■ The exercise: From the first line of the listing below, retype each line up to and including the one with "in zip(respondents, shares)]"; pictures stay out.

■ Collected material:
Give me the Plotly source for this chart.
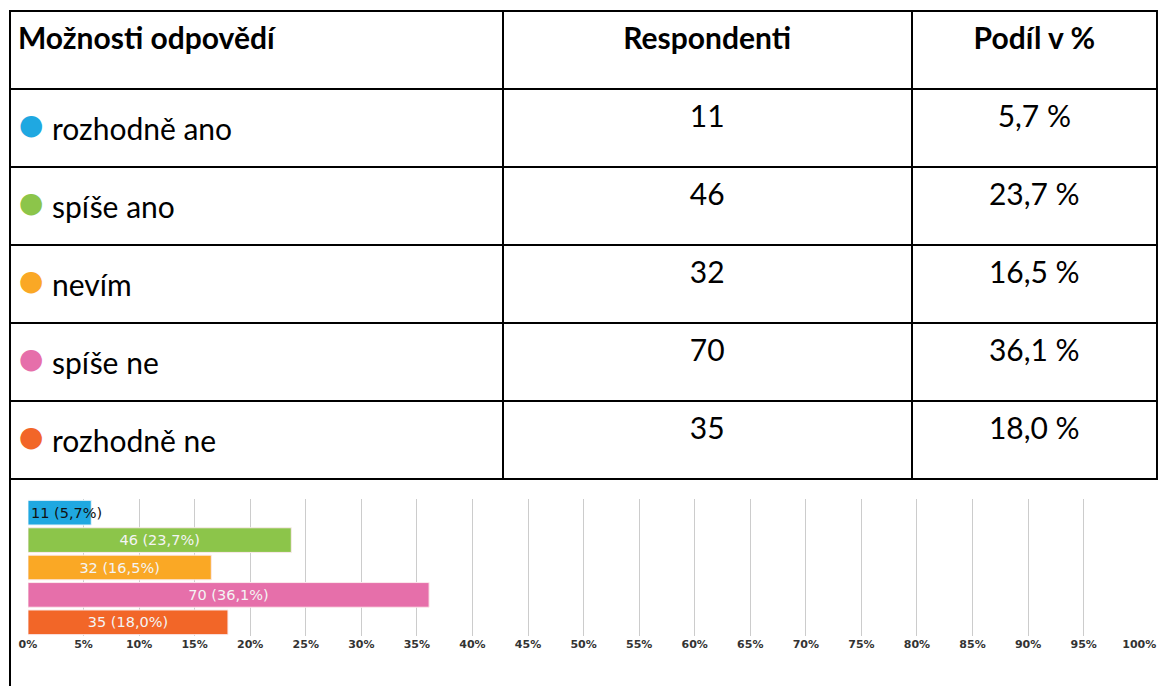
import plotly.graph_objects as go

# ---- data ----
options = ["rozhodně ano", "spíše ano", "nevím", "spíše ne", "rozhodně ne"]
respondents = [11, 46, 32, 70, 35]
shares = [5.7, 23.7, 16.5, 36.1, 18.0]
colors = ["#1FA8E1", "#8CC54A", "#FAA825", "#E66FAA", "#F26628"]
headers = ["Možnosti odpovědí", "Respondenti", "Podíl v %"]
x_ticks = list(range(0, 101, 5))

W, H = 1173, 686
FONT = "Lato"
NB = "\u00a0"
TXT = 30  # visible text size (px)


def nb(s):
    return s.replace(" ", NB)


def span(s, style):
    return f"<span style='{style}'>{nb(s)}</span>"


def cz(p, sep=" "):
    return f"{p:.1f}{sep}%".replace(".", ",")


END = "<br>"  # explicit break: stops the table's own word wrapping
col1 = [span("●", f"color:{c};font-size:44px") + span(NB + o, f"font-size:{TXT}px") + END
        for o, c in zip(options, colors)]
col2 = [span(str(r), f"font-size:{TXT}px") + END for r in respondents]
col3 = [span(cz(p), f"font-size:{TXT}px") + END for p in shares]
head = [span(h, f"font-size:{TXT}px;font-weight:bold") + END for h in headers]

# horizontal placement (px from the left of the page)
X_TABLE = 1.0
COL_EDGES = [504.5, 922.3]
X_AXIS = [19.35, 1155.4]

fig = go.Figure()

fig.add_trace(go.Table(
    domain=dict(x=[X_TABLE / W, 1], y=[1 - 481 / H, 1 - 11 / H]),
    columnwidth=[COL_EDGES[0] - X_TABLE, COL_EDGES[1] - COL_EDGES[0], W - COL_EDGES[1]],
    header=dict(
        values=head,
        align=["left", "center", "center"],
        height=78,
        fill_color="white",
        line=dict(color="black", width=2),
        font=dict(family=FONT, size=42, color="black"),
    ),
    cells=dict(
        values=[col1, col2, col3],
        align=["left", "center", "center"],
        height=78,
        fill_color="white",
        line=dict(color="black", width=2),
        font=dict(family=FONT, size=54, color="black"),
    ),
))

labels = [f"{n} ({cz(p, '')})" for n, p in zip(respondents, shares)]

# first bar: label anchored at start, dark, may overflow
fig.add_trace(go.Bar(
    y=options[:1], x=shares[:1], orientation="h",
    marker=dict(color=colors[:1], line=dict(color="#e8f4fb", width=1)),
    text=labels[:1], textposition="inside", insidetextanchor="start",
    constraintext="none", textangle=0, cliponaxis=False,
    insidetextfont=dict(family="DejaVu Sans", size=14.5, color="#111"),
    hoverinfo="skip", showlegend=False,
))
fig.add_trace(go.Bar(
    y=options[1:], x=shares[1:], orientation="h",
    marker=dict(color=colors[1:], line=dict(color="#fbe9ec", width=1)),
    text=labels[1:], textposition="inside", insidetextanchor="middle",
    constraintext="none", textangle=0,
    insidetextfont=dict(family="DejaVu Sans", size=14.5, color="#f4f4f4"),
    hoverinfo="skip", showlegend=False,
))

fig.update_layout(
    width=W, height=H,
    margin=dict(l=0, r=0, t=0, b=0),
    paper_bgcolor="white", plot_bgcolor="white",
    barmode="overlay", bargap=0.1,
    xaxis=dict(
        domain=[X_AXIS[0] / W, X_AXIS[1] / W], range=[0, 100.05],
        tickvals=x_ticks, ticktext=[f"{t}%" for t in x_ticks],
        showgrid=True, gridcolor="#cccccc", gridwidth=1,
        zeroline=False, showline=False, ticks="",
        ticklabeloverflow="allow",
        tickfont=dict(family="DejaVu Sans", size=11, color="#333", weight="bold"),
    ),
    yaxis=dict(
        domain=[1 - 636 / H, 1 - 499 / H],
        categoryorder="array", categoryarray=options,
        autorange="reversed", showticklabels=False,
        showgrid=False, zeroline=False, showline=False,
    ),
    shapes=[
        dict(type="line", xref="paper", yref="paper",
             x0=X_TABLE / W, x1=X_TABLE / W, y0=0, y1=1 - 479 / H,
             line=dict(color="black", width=2)),
    ],
)

fig.write_html(
    "out.html",
    config={"displayModeBar": False},
    post_script="document.body.style.margin='0';document.body.style.overflow='hidden';",
)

■ Written reply:
Give me the Plotly source for this chart.
import plotly.graph_objects as go

# ---- data ----
options = ["rozhodně ano", "spíše ano", "nevím", "spíše ne", "rozhodně ne"]
respondents = [11, 46, 32, 70, 35]
shares = [5.7, 23.7, 16.5, 36.1, 18.0]
colors = ["#1FA8E1", "#8CC54A", "#FAA825", "#E66FAA", "#F26628"]
headers = ["Možnosti odpovědí", "Respondenti", "Podíl v %"]
x_ticks = list(range(0, 101, 5))

W, H = 1173, 686
FONT = "Lato"
NB = "\u00a0"
TXT = 30  # visible text size (px)


def nb(s):
    return s.replace(" ", NB)


def span(s, style):
    return f"<span style='{style}'>{nb(s)}</span>"


def cz(p, sep=" "):
    return f"{p:.1f}{sep}%".replace(".", ",")


END = "<br>"  # explicit break: stops the table's own word wrapping
col1 = [span("●", f"color:{c};font-size:44px") + span(NB + o, f"font-size:{TXT}px") + END
        for o, c in zip(options, colors)]
col2 = [span(str(r), f"font-size:{TXT}px") + END for r in respondents]
col3 = [span(cz(p), f"font-size:{TXT}px") + END for p in shares]
head = [span(h, f"font-size:{TXT}px;font-weight:bold") + END for h in headers]

# horizontal placement (px from the left of the page)
X_TABLE = 1.0
COL_EDGES = [504.5, 922.3]
X_AXIS = [19.35, 1155.4]

fig = go.Figure()

fig.add_trace(go.Table(
    domain=dict(x=[X_TABLE / W, 1], y=[1 - 481 / H, 1 - 11 / H]),
    columnwidth=[COL_EDGES[0] - X_TABLE, COL_EDGES[1] - COL_EDGES[0], W - COL_EDGES[1]],
    header=dict(
        values=head,
        align=["left", "center", "center"],
        height=78,
        fill_color="white",
        line=dict(color="black", width=2),
        font=dict(family=FONT, size=42, color="black"),
    ),
    cells=dict(
        values=[col1, col2, col3],
        align=["left", "center", "center"],
        height=78,
        fill_color="white",
        line=dict(color="black", width=2),
        font=dict(family=FONT, size=54, color="black"),
    ),
))

labels = [f"{n} ({cz(p, '')})" for n, p in zip(respondents, shares)]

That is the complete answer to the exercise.